## TO DO
Each line of the material must be repeated precisely, with the pictures left out.

## DATA SECTION
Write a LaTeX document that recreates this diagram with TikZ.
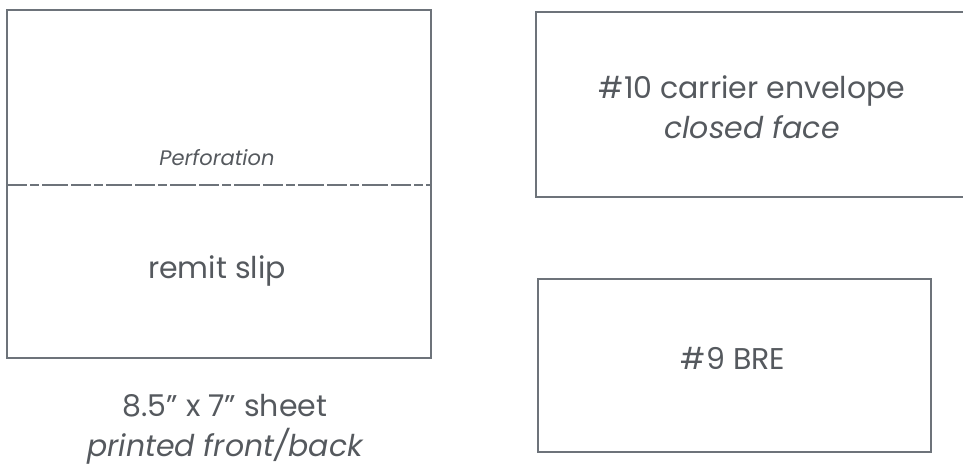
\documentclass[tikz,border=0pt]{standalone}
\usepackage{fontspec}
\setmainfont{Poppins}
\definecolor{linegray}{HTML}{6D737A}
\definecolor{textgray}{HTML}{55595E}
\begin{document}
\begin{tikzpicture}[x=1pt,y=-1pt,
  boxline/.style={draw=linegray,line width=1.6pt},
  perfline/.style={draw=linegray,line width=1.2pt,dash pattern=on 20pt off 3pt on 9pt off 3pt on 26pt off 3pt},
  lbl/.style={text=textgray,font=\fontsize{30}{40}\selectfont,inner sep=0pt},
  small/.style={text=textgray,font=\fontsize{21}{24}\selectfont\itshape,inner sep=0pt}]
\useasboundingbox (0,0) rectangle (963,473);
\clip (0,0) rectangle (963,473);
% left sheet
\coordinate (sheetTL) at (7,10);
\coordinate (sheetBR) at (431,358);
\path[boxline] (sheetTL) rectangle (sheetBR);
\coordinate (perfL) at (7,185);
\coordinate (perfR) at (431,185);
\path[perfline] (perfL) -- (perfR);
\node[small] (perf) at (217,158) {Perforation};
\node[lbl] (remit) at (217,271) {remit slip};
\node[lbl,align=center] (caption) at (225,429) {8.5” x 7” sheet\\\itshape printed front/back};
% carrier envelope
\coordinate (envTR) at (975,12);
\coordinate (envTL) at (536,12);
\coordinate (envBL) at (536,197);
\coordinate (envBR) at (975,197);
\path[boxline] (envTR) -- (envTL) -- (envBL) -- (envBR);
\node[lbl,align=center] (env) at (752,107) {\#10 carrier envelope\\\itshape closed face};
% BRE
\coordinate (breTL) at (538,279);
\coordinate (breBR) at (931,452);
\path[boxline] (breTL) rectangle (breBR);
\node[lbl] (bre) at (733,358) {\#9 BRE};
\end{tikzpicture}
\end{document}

## RESPONSE TO THIS TASK
Write a LaTeX document that recreates this diagram with TikZ.
\documentclass[tikz,border=0pt]{standalone}
\usepackage{fontspec}
\setmainfont{Poppins}
\definecolor{linegray}{HTML}{6D737A}
\definecolor{textgray}{HTML}{55595E}
\begin{document}
\begin{tikzpicture}[x=1pt,y=-1pt,
  boxline/.style={draw=linegray,line width=1.6pt},
  perfline/.style={draw=linegray,line width=1.2pt,dash pattern=on 20pt off 3pt on 9pt off 3pt on 26pt off 3pt},
  lbl/.style={text=textgray,font=\fontsize{30}{40}\selectfont,inner sep=0pt},
  small/.style={text=textgray,font=\fontsize{21}{24}\selectfont\itshape,inner sep=0pt}]
\useasboundingbox (0,0) rectangle (963,473);
\clip (0,0) rectangle (963,473);
% left sheet
\coordinate (sheetTL) at (7,10);
\coordinate (sheetBR) at (431,358);
\path[boxline] (sheetTL) rectangle (sheetBR);
\coordinate (perfL) at (7,185);
\coordinate (perfR) at (431,185);
\path[perfline] (perfL) -- (perfR);
\node[small] (perf) at (217,158) {Perforation};
\node[lbl] (remit) at (217,271) {remit slip};
\node[lbl,align=center] (caption) at (225,429) {8.5” x 7” sheet\\\itshape printed front/back};
% carrier envelope
\coordinate (envTR) at (975,12);
\coordinate (envTL) at (536,12);
\coordinate (envBL) at (536,197);
\coordinate (envBR) at (975,197);
\path[boxline] (envTR) -- (envTL) -- (envBL) -- (envBR);
\node[lbl,align=center] (env) at (752,107) {\#10 carrier envelope\\\itshape closed face};
% BRE
\coordinate (breTL) at (538,279);
\coordinate (breBR) at (931,452);
\path[boxline] (breTL) rectangle (breBR);
\node[lbl] (bre) at (733,358) {\#9 BRE};
\end{tikzpicture}
\end{document}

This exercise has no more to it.